■ GIVEN PROBLEM ■
Go through the entries below and pick out every line with "this".

■ THE RECORDS ■

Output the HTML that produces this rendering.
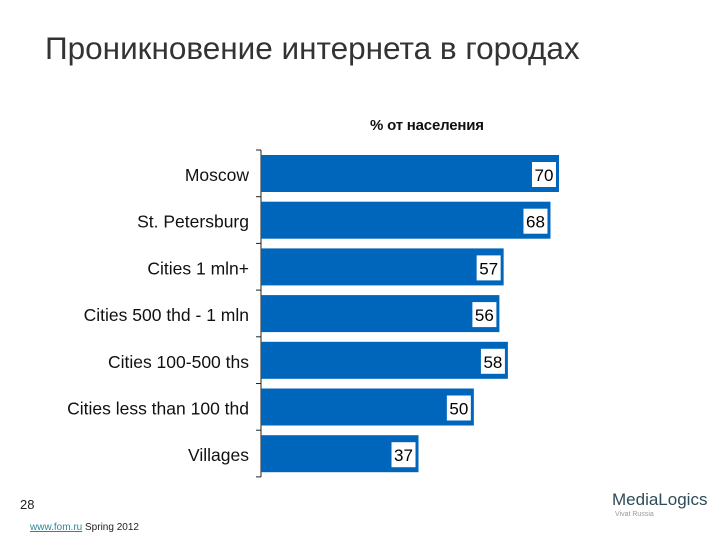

--

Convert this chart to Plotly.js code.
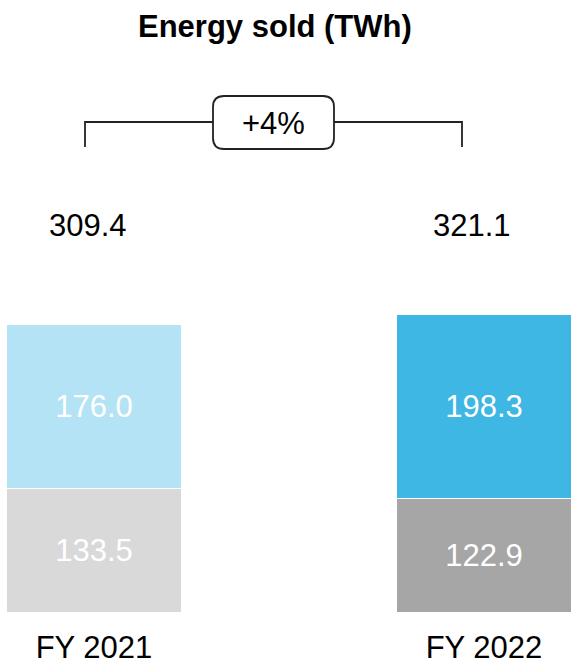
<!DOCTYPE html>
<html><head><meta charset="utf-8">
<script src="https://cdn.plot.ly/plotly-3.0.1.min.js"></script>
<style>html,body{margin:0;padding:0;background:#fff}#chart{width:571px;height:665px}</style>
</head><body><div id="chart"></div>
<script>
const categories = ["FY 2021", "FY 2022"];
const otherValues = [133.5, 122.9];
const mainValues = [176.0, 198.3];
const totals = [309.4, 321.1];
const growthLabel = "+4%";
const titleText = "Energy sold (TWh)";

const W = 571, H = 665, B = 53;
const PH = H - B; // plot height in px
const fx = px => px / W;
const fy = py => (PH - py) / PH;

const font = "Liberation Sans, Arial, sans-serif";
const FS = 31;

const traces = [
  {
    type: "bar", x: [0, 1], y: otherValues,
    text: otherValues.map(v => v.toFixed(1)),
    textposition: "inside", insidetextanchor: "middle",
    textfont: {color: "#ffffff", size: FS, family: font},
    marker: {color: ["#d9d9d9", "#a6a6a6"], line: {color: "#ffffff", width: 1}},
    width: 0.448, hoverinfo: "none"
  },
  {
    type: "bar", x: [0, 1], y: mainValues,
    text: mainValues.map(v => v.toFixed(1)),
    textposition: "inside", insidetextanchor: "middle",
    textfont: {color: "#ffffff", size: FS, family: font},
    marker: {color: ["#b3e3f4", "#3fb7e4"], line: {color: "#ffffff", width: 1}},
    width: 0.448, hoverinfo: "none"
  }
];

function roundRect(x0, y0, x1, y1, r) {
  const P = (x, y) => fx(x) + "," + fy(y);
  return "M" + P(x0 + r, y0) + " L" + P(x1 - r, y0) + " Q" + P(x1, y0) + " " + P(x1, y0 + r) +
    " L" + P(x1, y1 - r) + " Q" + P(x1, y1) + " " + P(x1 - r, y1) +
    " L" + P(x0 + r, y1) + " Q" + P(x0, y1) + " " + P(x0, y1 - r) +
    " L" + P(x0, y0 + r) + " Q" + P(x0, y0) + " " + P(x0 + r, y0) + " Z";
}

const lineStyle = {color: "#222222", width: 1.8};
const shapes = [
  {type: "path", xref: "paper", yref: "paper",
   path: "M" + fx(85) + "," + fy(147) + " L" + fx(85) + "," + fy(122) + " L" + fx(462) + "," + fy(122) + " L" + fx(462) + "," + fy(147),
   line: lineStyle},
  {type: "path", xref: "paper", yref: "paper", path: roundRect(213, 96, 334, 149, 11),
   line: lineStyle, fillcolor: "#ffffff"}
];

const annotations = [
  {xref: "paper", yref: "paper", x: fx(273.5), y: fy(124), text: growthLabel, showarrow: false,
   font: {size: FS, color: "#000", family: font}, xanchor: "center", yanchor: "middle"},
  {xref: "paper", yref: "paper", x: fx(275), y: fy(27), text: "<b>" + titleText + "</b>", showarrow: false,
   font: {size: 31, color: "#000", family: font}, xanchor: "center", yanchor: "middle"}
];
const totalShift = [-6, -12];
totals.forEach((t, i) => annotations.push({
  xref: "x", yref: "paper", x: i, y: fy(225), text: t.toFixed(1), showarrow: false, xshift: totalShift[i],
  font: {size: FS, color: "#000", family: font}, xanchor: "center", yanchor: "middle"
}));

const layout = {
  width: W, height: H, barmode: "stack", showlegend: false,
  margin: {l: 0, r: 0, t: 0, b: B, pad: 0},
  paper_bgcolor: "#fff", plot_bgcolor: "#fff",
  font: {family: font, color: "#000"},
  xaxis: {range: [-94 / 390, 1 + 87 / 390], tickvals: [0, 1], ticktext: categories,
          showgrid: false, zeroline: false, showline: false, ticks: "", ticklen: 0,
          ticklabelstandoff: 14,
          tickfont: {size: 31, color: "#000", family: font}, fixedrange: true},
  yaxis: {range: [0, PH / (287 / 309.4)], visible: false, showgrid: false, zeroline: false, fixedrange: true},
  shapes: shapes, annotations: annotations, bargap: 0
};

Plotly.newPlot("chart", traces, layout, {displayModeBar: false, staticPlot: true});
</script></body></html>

■ REPLY ■
Output the HTML that produces this rendering.
Convert this chart to Plotly.js code.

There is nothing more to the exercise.